Medina Turgul DDB Executive Creative Director'ü Ahmet Terzioğlu: "Di Canio’nun topu olmasa muhtemelen futbola dair etik bir tavır sergilemesi mümkün olmazdı. Bu yaratıcıların topu yok ve gol atmaktan başka bir şey düşünemiyorlar. Di Canio’nun yolundan gitmeleri maalesef zor görünüyor."
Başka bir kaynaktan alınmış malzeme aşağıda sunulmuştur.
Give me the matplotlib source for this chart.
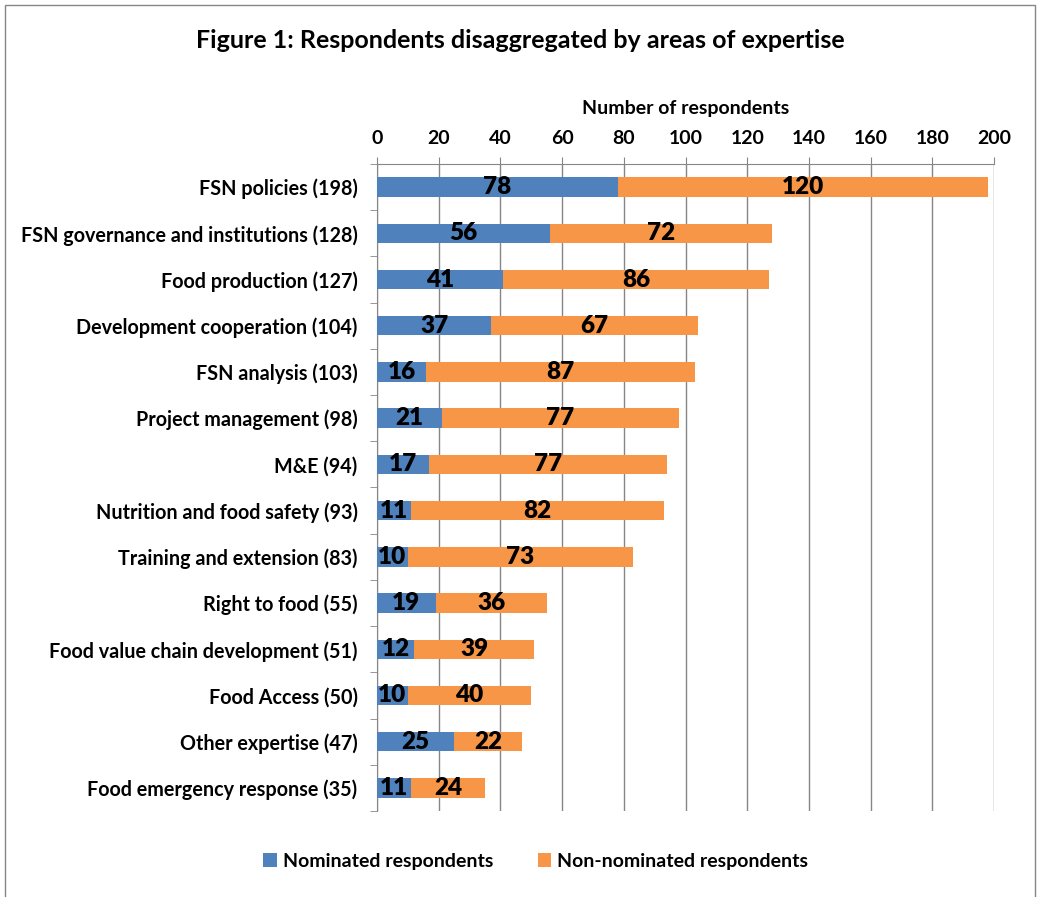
import matplotlib.pyplot as plt
import numpy as np
from matplotlib.patches import Rectangle

plt.rcParams['font.family'] = ['Lato', 'DejaVu Sans']
plt.rcParams['font.weight'] = 'bold'

areas = ["FSN policies (198)", "FSN governance and institutions (128)", "Food production (127)",
         "Development cooperation (104)", "FSN analysis (103)", "Project management (98)",
         "M&E (94)", "Nutrition and food safety (93)", "Training and extension (83)",
         "Right to food (55)", "Food value chain development (51)", "Food Access (50)",
         "Other expertise (47)", "Food emergency response (35)"]
nominated = [78, 56, 41, 37, 16, 21, 17, 11, 10, 19, 12, 10, 25, 11]
non_nominated = [120, 72, 86, 67, 87, 77, 77, 82, 73, 36, 39, 40, 22, 24]

blue = "#4F81BD"
orange = "#F79646"
grid = "#868686"

fig = plt.figure(figsize=(10.4, 8.97), dpi=100)
ax = fig.add_axes([0.3625, 0.0959, 0.5933, 0.7213])

y = np.arange(len(areas))
b1 = ax.barh(y, nominated, height=0.42, color=blue, label="Nominated respondents", zorder=3)
b2 = ax.barh(y, non_nominated, left=nominated, height=0.42, color=orange,
             label="Non-nominated respondents", zorder=3)
ax.bar_label(b1, labels=[str(v) for v in nominated], label_type='center', fontsize=17.5,
             fontweight='heavy', zorder=4)
ax.bar_label(b2, labels=[str(v) for v in non_nominated], label_type='center', fontsize=17.5,
             fontweight='heavy', zorder=4)

ax.set_ylim(len(areas) - 0.5, -0.5)
ax.set_xlim(0, 200)
ax.set_xticks(range(0, 201, 20))
ax.xaxis.tick_top()
ax.xaxis.set_label_position('top')
ax.set_xlabel("Number of respondents", fontsize=14, fontweight='bold', labelpad=12)
ax.tick_params(axis='x', labelsize=14, length=5, color=grid, pad=7)
ax.set_yticks(y)
ax.set_yticklabels(areas, fontsize=14.2, fontweight='bold')
ax.set_yticks(np.arange(-0.5, len(areas), 1), minor=True)
ax.tick_params(axis='y', which='major', length=0, pad=14)
ax.tick_params(axis='y', which='minor', length=5, color=grid)
ax.grid(axis='x', color=grid, linewidth=1, zorder=0)

for s in ['right', 'bottom']:
    ax.spines[s].set_visible(False)
for s in ['left', 'top']:
    ax.spines[s].set_color(grid)

fig.text(0.5, 0.955, "Figure 1: Respondents disaggregated by areas of expertise",
         ha='center', va='center', fontsize=18, fontweight='bold')

fig.legend(handles=[b1, b2], loc='center', bbox_to_anchor=(0.515, 0.04), ncol=2,
           frameon=False, fontsize=14, handlelength=0.7, handleheight=0.7,
           columnspacing=2.3, handletextpad=0.3)

fig.patches.append(Rectangle((0.005, -0.01), 0.99, 1.004, transform=fig.transFigure,
                             fill=False, edgecolor=grid, linewidth=1))

fig.savefig("out.png", dpi=100)
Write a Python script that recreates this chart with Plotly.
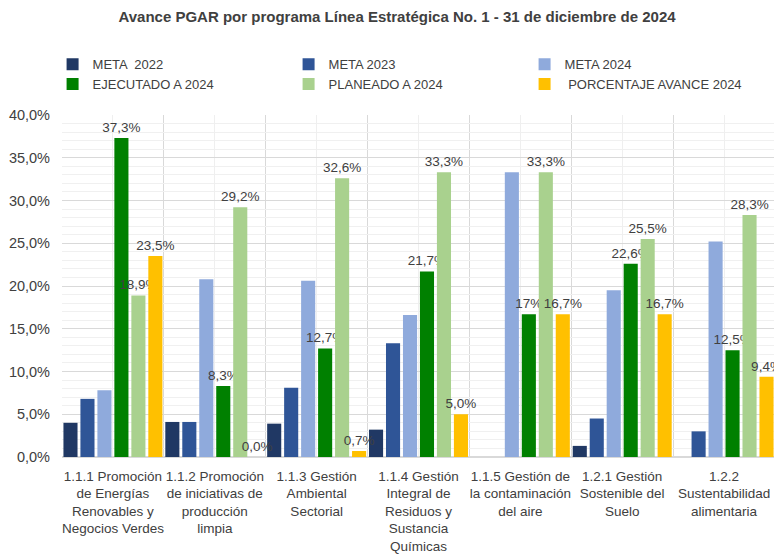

Cannes Lions tamamlandı: Sunumlar dinlendi, sahnelere çıkıldı, dersler alındı, alkışlar toplandı, aslanlar toplandı ya da toplanamadı. Ancak her şey şimdi başlıyor. Birkaç gündür ödül alan bazı projelere dair iddialar ortaya atılıyor. 1-2 ufak şeyden bahsetmiyoruz. Baya fazla iddia var.. Açıklamalar yapıldı. Kimisi projesini savundu, kimisi itirafta bulundu. Paralel olarak gelişen bazı olaylar sonucunda, birden fazla işin “gerçek” olup olmadığı, case study’ler içerisinde geçen bazı verilerin doğruluğu ya da sürdürülebilirlik için gerçekleştirilen bir projenin aslında hiçbir şekilde bu konuya hizmet edecek yapıda kurgulanmadığına dair iddialar ortalıkta dolanıyor. Sony Music Bud’a dava açmak istiyor. Consul mevzudan haberim yoktu diyor. DM9 ekip liderini işaret ediyor. Aslanlar geri alınıyor. Ödül sayfalarından işler siliniyor. Suçlu ya da suçlular aranıyor. Bazıları ben demiştim diyor. Bazıları biliyordum diyor. Pazarlama dünyasında etiğin, hiç olmadığı kadar gündemde olduğu bir zamandan geçiyoruz.

Peki, yaşananlar normal mi?

Tabii ki değil, ancak olaya biraz mesafeyle bakmak, gözden kaçmış açıları algılayabilmek için başka bir yere gidelim. 

16 Aralık 2000 tarihinde oynanan Everton – West Ham United karşılaşmasına….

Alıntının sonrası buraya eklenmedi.